§ Prompt: Give nothing except the number of lines containing the word "this".

§ Material provided:
● ● ● ●
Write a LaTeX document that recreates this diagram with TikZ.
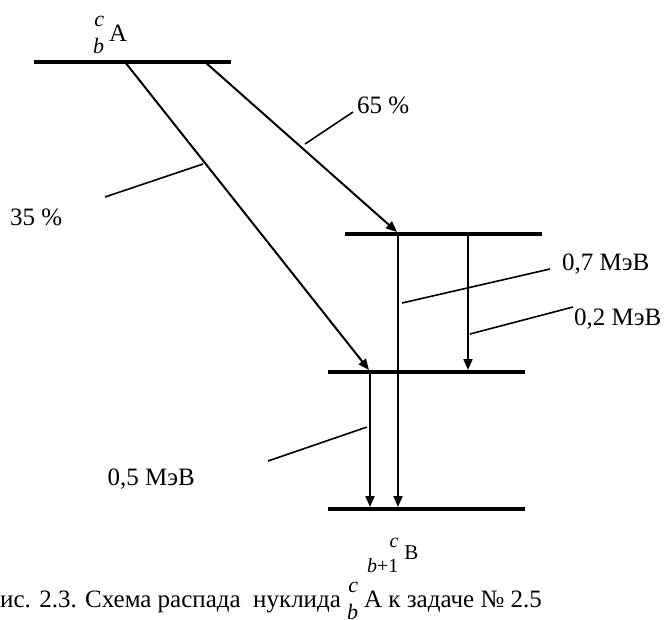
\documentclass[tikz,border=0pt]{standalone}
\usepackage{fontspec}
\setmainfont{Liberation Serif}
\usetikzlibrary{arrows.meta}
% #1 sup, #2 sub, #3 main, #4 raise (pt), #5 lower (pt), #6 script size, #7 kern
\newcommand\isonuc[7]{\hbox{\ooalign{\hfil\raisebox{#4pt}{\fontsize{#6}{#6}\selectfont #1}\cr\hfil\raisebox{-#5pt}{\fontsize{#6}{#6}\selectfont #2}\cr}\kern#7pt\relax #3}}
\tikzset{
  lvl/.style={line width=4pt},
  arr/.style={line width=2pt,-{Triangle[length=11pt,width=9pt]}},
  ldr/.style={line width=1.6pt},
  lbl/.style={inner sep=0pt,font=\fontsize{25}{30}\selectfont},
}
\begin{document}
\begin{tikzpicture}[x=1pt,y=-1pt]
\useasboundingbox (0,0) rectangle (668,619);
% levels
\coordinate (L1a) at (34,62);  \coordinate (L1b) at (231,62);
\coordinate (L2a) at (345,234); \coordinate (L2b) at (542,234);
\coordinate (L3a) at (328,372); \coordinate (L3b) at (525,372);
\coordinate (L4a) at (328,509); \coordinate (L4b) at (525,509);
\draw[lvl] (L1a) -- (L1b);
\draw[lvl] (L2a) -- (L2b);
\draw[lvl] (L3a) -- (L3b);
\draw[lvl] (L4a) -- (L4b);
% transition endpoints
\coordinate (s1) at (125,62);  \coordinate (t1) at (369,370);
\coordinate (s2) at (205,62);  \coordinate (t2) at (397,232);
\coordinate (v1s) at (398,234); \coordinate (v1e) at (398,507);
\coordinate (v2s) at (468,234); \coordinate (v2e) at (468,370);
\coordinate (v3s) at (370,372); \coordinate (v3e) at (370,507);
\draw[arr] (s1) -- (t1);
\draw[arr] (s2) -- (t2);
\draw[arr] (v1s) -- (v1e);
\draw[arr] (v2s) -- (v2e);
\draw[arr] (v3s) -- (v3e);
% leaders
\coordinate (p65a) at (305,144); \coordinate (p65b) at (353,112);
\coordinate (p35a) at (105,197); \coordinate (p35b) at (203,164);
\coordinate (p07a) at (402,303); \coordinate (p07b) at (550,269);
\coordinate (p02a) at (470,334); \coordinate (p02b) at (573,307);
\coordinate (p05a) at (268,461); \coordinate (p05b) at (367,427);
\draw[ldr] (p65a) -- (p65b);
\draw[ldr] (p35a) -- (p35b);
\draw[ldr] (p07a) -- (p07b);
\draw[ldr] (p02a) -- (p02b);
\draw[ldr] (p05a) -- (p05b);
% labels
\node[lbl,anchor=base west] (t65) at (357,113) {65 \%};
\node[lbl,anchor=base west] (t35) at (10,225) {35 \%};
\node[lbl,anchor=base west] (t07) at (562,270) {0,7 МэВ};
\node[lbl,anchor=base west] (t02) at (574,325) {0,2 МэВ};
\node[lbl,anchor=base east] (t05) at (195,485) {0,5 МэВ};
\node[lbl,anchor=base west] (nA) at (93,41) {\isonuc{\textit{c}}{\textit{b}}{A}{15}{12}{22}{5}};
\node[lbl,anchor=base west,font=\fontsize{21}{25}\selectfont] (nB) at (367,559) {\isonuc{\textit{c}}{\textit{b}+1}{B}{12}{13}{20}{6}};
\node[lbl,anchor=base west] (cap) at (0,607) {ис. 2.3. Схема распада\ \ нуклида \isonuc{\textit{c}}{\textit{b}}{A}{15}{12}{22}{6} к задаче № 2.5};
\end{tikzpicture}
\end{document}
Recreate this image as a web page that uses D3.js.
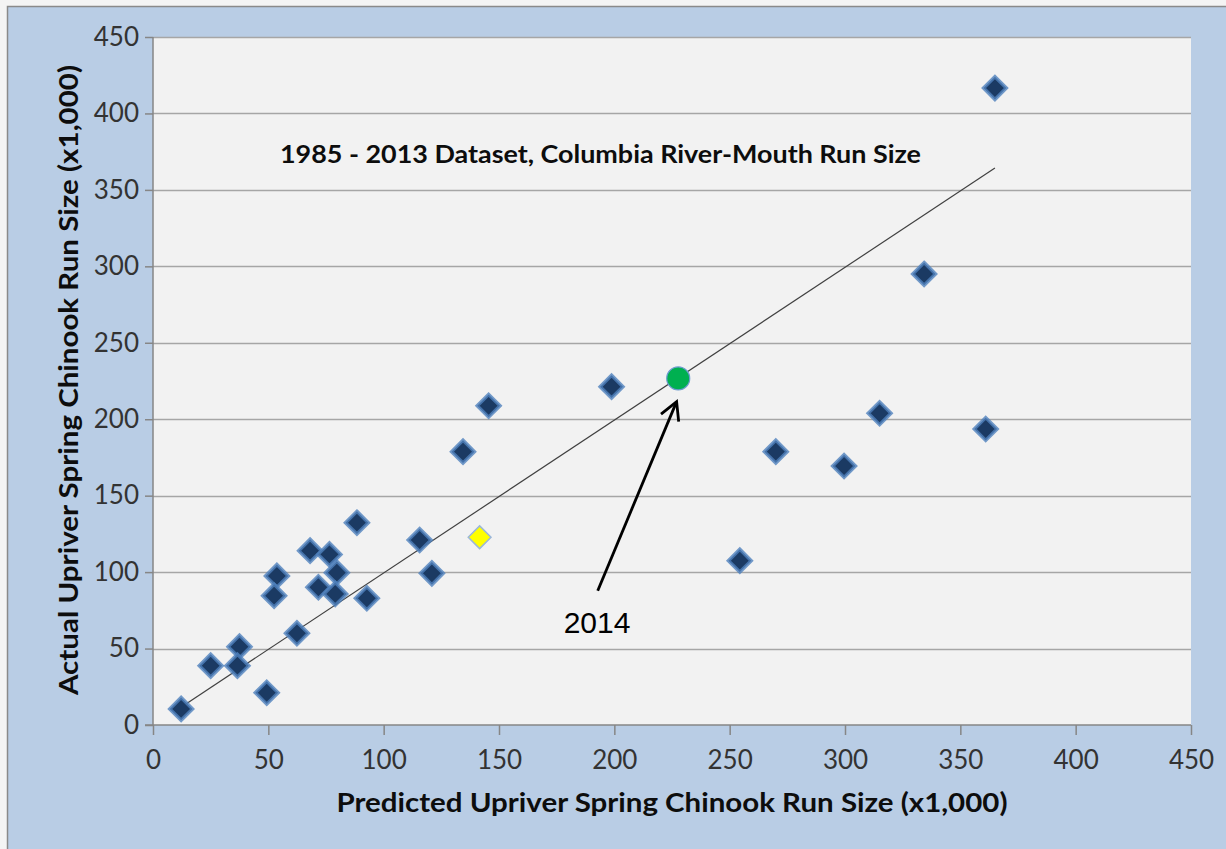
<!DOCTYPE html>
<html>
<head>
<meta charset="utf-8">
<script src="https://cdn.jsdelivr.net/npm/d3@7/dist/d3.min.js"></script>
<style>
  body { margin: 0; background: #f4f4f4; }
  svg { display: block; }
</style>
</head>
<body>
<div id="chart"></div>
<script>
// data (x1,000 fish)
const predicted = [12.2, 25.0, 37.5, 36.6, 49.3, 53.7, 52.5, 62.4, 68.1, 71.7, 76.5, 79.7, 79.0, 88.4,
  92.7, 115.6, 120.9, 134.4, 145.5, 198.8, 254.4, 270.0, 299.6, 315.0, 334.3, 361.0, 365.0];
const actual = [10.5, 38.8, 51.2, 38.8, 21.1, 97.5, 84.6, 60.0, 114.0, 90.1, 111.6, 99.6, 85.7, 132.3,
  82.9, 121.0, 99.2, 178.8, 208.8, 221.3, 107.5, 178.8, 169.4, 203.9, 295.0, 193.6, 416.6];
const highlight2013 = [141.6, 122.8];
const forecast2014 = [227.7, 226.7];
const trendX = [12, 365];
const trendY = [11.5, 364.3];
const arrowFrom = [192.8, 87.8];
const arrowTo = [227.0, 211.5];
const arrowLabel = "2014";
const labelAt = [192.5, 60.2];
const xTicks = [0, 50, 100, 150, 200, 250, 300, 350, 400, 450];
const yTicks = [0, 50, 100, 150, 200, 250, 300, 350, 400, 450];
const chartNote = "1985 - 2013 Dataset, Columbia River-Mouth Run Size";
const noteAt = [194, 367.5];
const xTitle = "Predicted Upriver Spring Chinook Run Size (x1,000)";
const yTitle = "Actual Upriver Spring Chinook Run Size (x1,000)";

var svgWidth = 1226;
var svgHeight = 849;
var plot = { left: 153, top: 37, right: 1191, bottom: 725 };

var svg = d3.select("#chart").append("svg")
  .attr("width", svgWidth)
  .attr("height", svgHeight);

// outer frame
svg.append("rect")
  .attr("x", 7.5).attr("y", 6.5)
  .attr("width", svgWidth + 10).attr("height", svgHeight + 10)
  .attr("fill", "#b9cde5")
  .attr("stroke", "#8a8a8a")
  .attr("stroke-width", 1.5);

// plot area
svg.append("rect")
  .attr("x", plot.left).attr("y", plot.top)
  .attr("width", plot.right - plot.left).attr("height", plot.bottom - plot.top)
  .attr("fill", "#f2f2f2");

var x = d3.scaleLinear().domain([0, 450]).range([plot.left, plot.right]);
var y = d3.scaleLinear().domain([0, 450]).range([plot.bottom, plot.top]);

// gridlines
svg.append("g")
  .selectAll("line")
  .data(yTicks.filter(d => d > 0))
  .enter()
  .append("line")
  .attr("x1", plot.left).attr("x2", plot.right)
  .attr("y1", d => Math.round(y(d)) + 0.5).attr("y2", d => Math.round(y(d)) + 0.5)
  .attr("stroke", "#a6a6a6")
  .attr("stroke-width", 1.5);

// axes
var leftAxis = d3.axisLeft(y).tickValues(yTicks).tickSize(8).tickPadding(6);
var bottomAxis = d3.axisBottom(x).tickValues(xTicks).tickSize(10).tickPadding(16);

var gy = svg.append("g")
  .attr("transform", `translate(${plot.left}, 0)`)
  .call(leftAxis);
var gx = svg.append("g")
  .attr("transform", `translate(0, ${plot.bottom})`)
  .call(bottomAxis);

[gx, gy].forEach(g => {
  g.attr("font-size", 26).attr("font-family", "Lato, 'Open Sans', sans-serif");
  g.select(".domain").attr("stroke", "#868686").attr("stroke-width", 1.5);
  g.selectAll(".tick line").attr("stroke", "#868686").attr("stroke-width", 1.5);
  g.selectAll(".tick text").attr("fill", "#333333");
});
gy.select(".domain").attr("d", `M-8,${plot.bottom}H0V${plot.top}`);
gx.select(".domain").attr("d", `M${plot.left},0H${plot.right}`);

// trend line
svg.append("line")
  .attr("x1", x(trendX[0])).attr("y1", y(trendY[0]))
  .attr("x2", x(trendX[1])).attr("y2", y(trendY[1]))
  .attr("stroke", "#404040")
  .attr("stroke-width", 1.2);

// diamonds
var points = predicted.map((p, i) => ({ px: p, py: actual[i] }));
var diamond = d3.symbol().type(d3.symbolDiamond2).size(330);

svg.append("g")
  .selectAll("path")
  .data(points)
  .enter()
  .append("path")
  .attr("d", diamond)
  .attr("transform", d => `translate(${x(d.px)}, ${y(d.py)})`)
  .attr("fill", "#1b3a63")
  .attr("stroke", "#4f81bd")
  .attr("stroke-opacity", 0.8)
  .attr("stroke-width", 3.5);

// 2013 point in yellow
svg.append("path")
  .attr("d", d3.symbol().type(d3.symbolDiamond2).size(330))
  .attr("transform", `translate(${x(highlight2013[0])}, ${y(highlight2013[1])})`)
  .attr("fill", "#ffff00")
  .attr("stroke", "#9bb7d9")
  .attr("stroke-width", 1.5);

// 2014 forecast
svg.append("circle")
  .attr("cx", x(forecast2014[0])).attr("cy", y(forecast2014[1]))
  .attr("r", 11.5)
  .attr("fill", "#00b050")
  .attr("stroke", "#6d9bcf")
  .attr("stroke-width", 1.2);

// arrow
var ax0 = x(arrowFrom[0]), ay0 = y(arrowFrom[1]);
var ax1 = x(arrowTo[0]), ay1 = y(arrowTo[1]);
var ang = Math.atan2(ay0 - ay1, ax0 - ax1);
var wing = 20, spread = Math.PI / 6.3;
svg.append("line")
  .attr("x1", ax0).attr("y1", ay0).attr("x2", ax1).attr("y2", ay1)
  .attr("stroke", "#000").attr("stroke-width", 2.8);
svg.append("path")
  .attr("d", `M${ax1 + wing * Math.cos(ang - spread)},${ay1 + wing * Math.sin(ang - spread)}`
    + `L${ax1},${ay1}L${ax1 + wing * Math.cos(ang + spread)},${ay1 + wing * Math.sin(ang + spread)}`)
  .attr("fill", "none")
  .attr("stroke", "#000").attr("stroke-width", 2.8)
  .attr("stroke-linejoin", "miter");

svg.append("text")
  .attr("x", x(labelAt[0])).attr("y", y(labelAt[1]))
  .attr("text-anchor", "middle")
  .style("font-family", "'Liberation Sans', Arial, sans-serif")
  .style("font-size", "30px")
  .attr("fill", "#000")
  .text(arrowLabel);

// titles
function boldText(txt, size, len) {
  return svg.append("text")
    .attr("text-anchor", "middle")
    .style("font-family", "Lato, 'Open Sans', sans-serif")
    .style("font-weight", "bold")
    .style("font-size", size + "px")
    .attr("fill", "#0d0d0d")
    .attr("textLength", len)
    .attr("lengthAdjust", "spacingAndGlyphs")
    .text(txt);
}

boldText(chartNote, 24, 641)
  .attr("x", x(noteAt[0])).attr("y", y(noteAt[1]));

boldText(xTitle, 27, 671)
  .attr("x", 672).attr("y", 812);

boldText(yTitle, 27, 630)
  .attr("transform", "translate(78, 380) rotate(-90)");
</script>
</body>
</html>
● ● ● ●
§ Written answer: 2